— start DATA PROVIDED —

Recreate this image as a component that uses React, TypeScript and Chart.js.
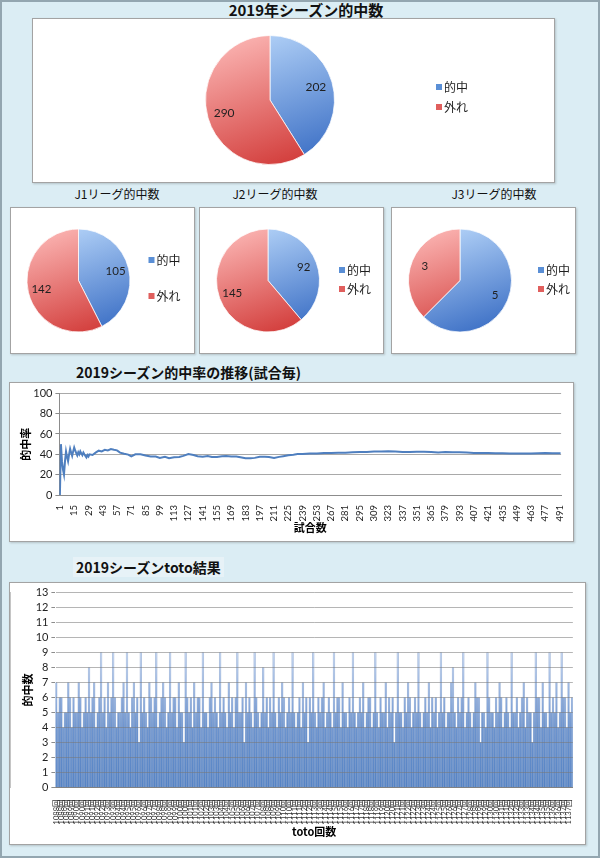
import React, { useEffect, useRef } from 'react';
import { Chart, registerables } from 'chart.js';

Chart.register(...registerables);

// ---------------- data ----------------
const pieLabels = ['的中', '外れ'];
const seasonTotals = [202, 290];
const j1Totals = [105, 142];
const j2Totals = [92, 145];
const j3Totals = [5, 3];

// cumulative hit-rate (%) by match number
const rateMatchNo = [
  1, 2, 3, 4, 5, 6, 7, 8, 9, 10, 11, 12, 13, 14, 15, 16, 17, 18, 19, 20, 21, 22, 23, 24, 25, 26, 27, 28, 29, 30,
  33, 36, 39, 42, 45, 48, 51, 54, 57, 60, 64, 68, 71, 75, 80, 85, 90, 95, 99, 104, 108, 113, 118, 122, 127, 132,
  136, 141, 146, 150, 155, 160, 164, 169, 174, 178, 183, 188, 192, 197, 202, 206, 211, 216, 220, 225, 230, 234,
  239, 246, 253, 260, 267, 274, 281, 288, 295, 302, 309, 316, 323, 330, 337, 344, 351, 358, 365, 372, 379, 386,
  393, 400, 407, 414, 421, 428, 435, 442, 449, 456, 463, 470, 477, 484, 492,
];
const rateValues = [
  0, 50, 33.3, 25, 20, 33.3, 42.9, 37.5, 33.3, 40, 45.5, 41.7, 38.5, 42.9, 46.7, 43.8, 41.2, 38.9, 42.1, 40, 42.9,
  40.9, 39.1, 41.7, 40, 38.5, 37, 39.3, 37.9, 40,
  39.4, 41.7, 43.6, 42.9, 44.4, 43.8, 45.1, 44.4, 43.9, 41.7, 40.6, 39.7, 38.0, 40.0, 40.0, 38.8, 37.8, 37.9, 36.4,
  37.5, 36.1, 37.2, 37.3, 38.5, 40.2, 39.4, 38.2, 37.6, 38.4, 37.3, 37.4, 38.1, 38.4, 37.9, 37.9, 37.1, 36.1, 36.2,
  36.5, 37.6, 37.6, 37.4, 36.5, 37.5, 38.2, 39.1, 39.6, 40.2, 40.2, 40.7, 40.7, 41.2, 41.2, 41.6, 41.6, 42.0, 42.4,
  42.4, 42.7, 42.7, 43.0, 42.7, 42.4, 42.2, 42.5, 42.5, 42.2, 41.9, 42.2, 42.0, 42.0, 41.7, 41.3, 41.3, 41.3, 41.1,
  41.1, 40.8, 40.7, 40.8, 40.8, 41.1, 41.3, 41.1, 41.1,
];
const rateTickNos = [
  1, 15, 29, 43, 57, 71, 85, 99, 113, 127, 141, 155, 169, 183, 197, 211, 225, 239, 253, 267, 281, 295, 309, 323,
  337, 351, 365, 379, 393, 407, 421, 435, 449, 463, 477, 491,
];

// toto results: rounds and hits per ticket (6 tickets per round)
const totoRounds = [
  1088, 1089, 1090, 1091, 1092, 1093, 1094, 1095, 1096, 1097, 1098, 1099, 1100, 1101, 1102, 1103, 1104, 1105, 1106,
  1107, 1108, 1109, 1110, 1111, 1112, 1113, 1114, 1115, 1116, 1117, 1118, 1119, 1120, 1121, 1122, 1123, 1124, 1125,
  1126, 1127, 1128, 1129, 1130, 1131, 1132, 1133, 1134, 1135, 1136, 1137,
];
const ticketsPerRound = 6;
const totoHits = [
  7, 5, 6, 6, 4, 5, 5, 7, 6, 4, 6, 5, 5, 7, 6, 4, 5, 6, 5, 8,
  5, 6, 7, 4, 5, 6, 9, 5, 6, 4, 7, 5, 6, 9, 6, 4, 5, 5, 6, 7,
  5, 9, 5, 4, 6, 7, 5, 6, 3, 9, 5, 6, 5, 4, 7, 6, 5, 6, 9, 4,
  5, 6, 7, 6, 4, 5, 9, 5, 6, 6, 4, 7, 5, 5, 3, 9, 6, 5, 6, 4,
  7, 5, 6, 6, 4, 9, 5, 5, 4, 6, 7, 5, 6, 5, 4, 9, 5, 6, 5, 4,
  7, 5, 6, 4, 6, 9, 5, 5, 6, 3, 7, 5, 6, 5, 4, 9, 6, 5, 4, 5,
  8, 5, 6, 4, 6, 5, 9, 5, 4, 6, 5, 7, 6, 4, 5, 6, 5, 9, 5, 4,
  5, 6, 4, 7, 5, 6, 3, 6, 5, 9, 5, 4, 6, 5, 6, 7, 4, 5, 6, 5,
  4, 9, 5, 6, 6, 4, 7, 5, 5, 4, 6, 5, 9, 5, 4, 5, 6, 5, 7, 4,
  5, 6, 6, 4, 5, 9, 5, 4, 6, 5, 5, 7, 4, 6, 5, 6, 3, 5, 9, 5,
  5, 4, 6, 5, 7, 6, 4, 5, 6, 5, 9, 5, 4, 5, 6, 5, 7, 4, 6, 5,
  6, 4, 5, 9, 5, 6, 4, 5, 5, 7, 8, 5, 4, 6, 5, 6, 9, 4, 5, 6,
  5, 4, 5, 7, 6, 6, 3, 5, 5, 4, 9, 6, 5, 5, 4, 6, 5, 7, 6, 4,
  5, 6, 5, 4, 9, 5, 5, 6, 4, 5, 6, 7, 4, 6, 5, 5, 3, 5, 9, 6,
  6, 4, 7, 5, 5, 4, 9, 5, 6, 5, 7, 4, 5, 9, 6, 6, 4, 7, 5, 6,
];
const totoLabels: string[] = totoRounds.flatMap((r) => Array(ticketsPerRound).fill(`${r}回`));

// ---------------- styling ----------------
const JP = '"Noto Sans CJK JP", "Noto Sans", sans-serif';
const NUM = 'Lato, "Noto Sans CJK JP", sans-serif';
const TEXT = '#1f1f1f';
const GRID = '#a9a9a9';
const AXIS = '#8c8c8c';

Chart.defaults.font.family = NUM;
Chart.defaults.color = TEXT;

const SLICE = [
  { light: '#b4d3f8', dark: '#3e71c6', mark: '#5a8fd6' },
  { light: '#fab2b0', dark: '#d23c3a', mark: '#e05f5d' },
];

function sliceFill(c: any) {
  const chart = c.chart;
  const a = chart.chartArea;
  const s = SLICE[c.dataIndex % 2];
  if (!a) return s.mark;
  const cx = (a.left + a.right) / 2;
  const cy = (a.top + a.bottom) / 2;
  const r = Math.min(a.width, a.height) / 2;
  const g = chart.ctx.createLinearGradient(cx - r * 0.35, cy - r, cx + r * 0.35, cy + r);
  g.addColorStop(0, s.light);
  g.addColorStop(1, s.dark);
  return g;
}

function pieExtras(legendX: number, legendY: number[], labelRadius: number, valueSize: number) {
  return {
    id: 'pieExtras',
    afterDatasetsDraw(chart: any) {
      const ctx = chart.ctx;
      const meta = chart.getDatasetMeta(0);
      const data = chart.data.datasets[0].data;
      ctx.save();
      ctx.font = `${valueSize}px ${NUM}`;
      ctx.fillStyle = TEXT;
      ctx.textAlign = 'center';
      ctx.textBaseline = 'middle';
      meta.data.forEach((arc: any, i: number) => {
        const p = arc.getProps(['x', 'y', 'startAngle', 'endAngle', 'outerRadius'], true);
        const mid = (p.startAngle + p.endAngle) / 2;
        const rr = p.outerRadius * labelRadius;
        ctx.fillText(String(data[i]), p.x + Math.cos(mid) * rr, p.y + Math.sin(mid) * rr);
      });
      ctx.textAlign = 'left';
      ctx.font = `12px ${JP}`;
      (chart.data.labels as string[]).forEach((lab: string, i: number) => {
        const y = legendY[i];
        ctx.fillStyle = SLICE[i].mark;
        ctx.fillRect(legendX, y - 3, 6, 6);
        ctx.fillStyle = TEXT;
        ctx.fillText(lab, legendX + 8, y + 0.5);
      });
      ctx.restore();
    },
  };
}

function pieConfig(
  values: number[],
  pad: { left: number; right: number; top: number; bottom: number },
  legendX: number,
  legendY: number[],
  valueSize: number,
): any {
  return {
    type: 'pie',
    data: {
      labels: pieLabels,
      datasets: [
        {
          data: values,
          backgroundColor: sliceFill,
          borderColor: 'rgba(255,255,255,0.75)',
          borderWidth: 1,
        },
      ],
    },
    options: {
      animation: false,
      responsive: false,
      layout: { padding: pad },
      plugins: { legend: { display: false }, tooltip: { enabled: false } },
    },
    plugins: [pieExtras(legendX, legendY, 0.74, valueSize)],
  };
}

function lineConfig(): any {
  return {
    type: 'line',
    data: {
      datasets: [
        {
          data: rateMatchNo.map((x, i) => ({ x, y: rateValues[i] })),
          borderColor: '#4f7fbf',
          borderWidth: 2,
          pointRadius: 0,
          tension: 0,
          fill: false,
        },
      ],
    },
    options: {
      animation: false,
      responsive: false,
      layout: { padding: { left: 5.4, right: 7, top: 10.3, bottom: 3 } },
      plugins: { legend: { display: false }, tooltip: { enabled: false } },
      scales: {
        x: {
          type: 'linear',
          min: 0.5,
          max: 492.5,
          afterBuildTicks: (axis: any) => {
            axis.ticks = rateTickNos.map((v) => ({ value: v }));
          },
          afterFit: (s: any) => {
            s.height = 43;
          },
          ticks: {
            autoSkip: false,
            minRotation: 90,
            maxRotation: 90,
            padding: 2,
            font: { size: 9.5, family: NUM },
            color: TEXT,
          },
          grid: { display: false },
          border: { display: true, color: AXIS },
          title: {
            display: true,
            text: '試合数',
            color: '#000',
            font: { family: JP, size: 11, weight: 'bold' },
            padding: { top: 2, bottom: 4 },
          },
        },
        y: {
          min: 0,
          max: 100,
          afterFit: (s: any) => {
            s.width = 44;
          },
          ticks: { stepSize: 20, padding: 3, font: { size: 11, family: NUM }, color: TEXT },
          grid: { color: GRID, tickLength: 4, tickColor: AXIS },
          border: { display: true, color: AXIS },
          title: {
            display: true,
            text: '的中率',
            color: '#000',
            font: { family: JP, size: 11, weight: 'bold' },
            padding: { top: 4, bottom: 4 },
          },
        },
      },
    },
  };
}

function barFill(c: any) {
  const chart = c.chart;
  const a = chart.chartArea;
  if (!a) return '#6f98d2';
  const g = chart.ctx.createLinearGradient(0, a.bottom, 0, a.top);
  g.addColorStop(0, '#5583c4');
  g.addColorStop(0.3, '#6b93ce');
  g.addColorStop(0.45, '#8dacdc');
  g.addColorStop(0.7, '#c3d4ee');
  g.addColorStop(1, '#e2eaf6');
  return g;
}

function totoConfig(): any {
  return {
    type: 'bar',
    data: {
      labels: totoLabels,
      datasets: [
        {
          data: totoHits,
          backgroundColor: barFill,
          borderColor: 'rgba(70,110,175,0.45)',
          borderWidth: 0.6,
          inflateAmount: 0.4,
          barPercentage: 1,
          categoryPercentage: 1,
        },
      ],
    },
    options: {
      animation: false,
      responsive: false,
      layout: { padding: { left: 7.4, right: 5.5, top: 9.3, bottom: 2 } },
      plugins: { legend: { display: false }, tooltip: { enabled: false } },
      scales: {
        x: {
          afterFit: (s: any) => {
            s.height = 54.5;
          },
          ticks: {
            autoSkip: false,
            minRotation: 90,
            maxRotation: 90,
            padding: 4,
            font: { size: 7.5, family: NUM },
            color: '#333',
            callback: (_v: any, i: number) => (i % 3 === 0 ? totoLabels[i] : ''),
          },
          grid: { display: false },
          border: { display: true, color: AXIS },
          title: {
            display: true,
            text: 'toto回数',
            color: '#000',
            font: { family: JP, size: 11, weight: 'bold' },
            padding: { top: 2, bottom: 4 },
          },
        },
        y: {
          min: 0,
          max: 13,
          afterFit: (s: any) => {
            s.width = 38;
          },
          ticks: { stepSize: 1, autoSkip: false, padding: 3, font: { size: 11, family: NUM }, color: TEXT },
          grid: { color: 'rgba(120,120,120,0.55)', tickLength: 4, tickColor: AXIS, z: 1 },
          border: { display: true, color: AXIS },
          title: {
            display: true,
            text: '的中数',
            color: '#000',
            font: { family: JP, size: 11, weight: 'bold' },
            padding: { top: 4, bottom: 4 },
          },
        },
      },
    },
  };
}

// ---------------- components ----------------
type BoxProps = { left: number; top: number; width: number; height: number; make: () => any };

function ChartBox({ left, top, width, height, make }: BoxProps) {
  const ref = useRef<HTMLCanvasElement | null>(null);
  useEffect(() => {
    if (!ref.current) return;
    const chart = new Chart(ref.current, make());
    return () => chart.destroy();
  }, []);
  const w = width - 2;
  const h = height - 2;
  return (
    <div
      style={{
        position: 'absolute',
        left,
        top,
        width,
        height,
        boxSizing: 'border-box',
        border: '1px solid #a3a3a3',
        background: '#fff',
        boxShadow: '1px 1px 2px rgba(0,0,0,0.18)',
      }}
    >
      <canvas ref={ref} width={w} height={h} style={{ display: 'block', width: w, height: h }} />
    </div>
  );
}

function Label({ text, x, y, size, bold, center, bg }: any) {
  return (
    <div
      style={{
        position: 'absolute',
        left: center ? x - 150 : x,
        top: y - 10,
        width: center ? 300 : 'auto',
        height: 20,
        lineHeight: '20px',
        textAlign: center ? 'center' : 'left',
        fontFamily: JP,
        fontSize: size,
        fontWeight: bold ? 700 : 400,
        color: '#111',
        whiteSpace: 'nowrap',
        background: bg || 'transparent',
        padding: bg ? '0 3px' : 0,
      }}
    >
      {text}
    </div>
  );
}

export default function App() {
  return (
    <div
      style={{
        position: 'absolute',
        left: 0,
        top: 0,
        width: 600,
        height: 858,
        background: '#dbedf4',
        boxShadow: 'inset 0 0 0 2px #93a6b0',
        overflow: 'hidden',
      }}
    >
      <Label text="2019年シーズン的中数" x={306} y={10} size={15} bold center />
      <ChartBox
        left={32}
        top={18}
        width={523}
        height={165}
        make={() => pieConfig(seasonTotals, { left: 172, right: 219, top: 16, bottom: 17 }, 403, [68, 88], 12)}
      />

      <Label text="J1リーグ的中数" x={117} y={194} size={12} center />
      <Label text="J2リーグ的中数" x={275} y={194} size={12} center />
      <Label text="J3リーグ的中数" x={494} y={194} size={12} center />
      <ChartBox
        left={10}
        top={207}
        width={185}
        height={147}
        make={() => pieConfig(j1Totals, { left: 15.5, right: 63.5, top: 20.5, bottom: 20.5 }, 137.5, [52, 88], 11.5)}
      />
      <ChartBox
        left={199}
        top={207}
        width={185}
        height={147}
        make={() => pieConfig(j2Totals, { left: 16, right: 63, top: 20.5, bottom: 20.5 }, 139, [62, 81], 11.5)}
      />
      <ChartBox
        left={391}
        top={207}
        width={185}
        height={147}
        make={() => pieConfig(j3Totals, { left: 16, right: 63, top: 20.5, bottom: 20.5 }, 146, [62, 81], 11.5)}
      />

      <Label text="2019シーズン的中率の推移(試合毎)" x={76} y={372} size={14} bold />
      <ChartBox left={9} top={382} width={565} height={160} make={lineConfig} />

      <Label text="2019シーズンtoto結果" x={73} y={567} size={14} bold bg="#e7f2f7" />
      <ChartBox left={9} top={582} width={577} height={263} make={totoConfig} />
    </div>
  );
}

— end DATA PROVIDED —

## WHAT YOU HAVE TO DO
Transcribe the opening line of the listing above, please, and every line after it through the line with "const j3Totals = [5, 3];", word for word, without pictures.

## RESULT OF THE TASK
Recreate this image as a component that uses React, TypeScript and Chart.js.
import React, { useEffect, useRef } from 'react';
import { Chart, registerables } from 'chart.js';

Chart.register(...registerables);

// ---------------- data ----------------
const pieLabels = ['的中', '外れ'];
const seasonTotals = [202, 290];
const j1Totals = [105, 142];
const j2Totals = [92, 145];
const j3Totals = [5, 3];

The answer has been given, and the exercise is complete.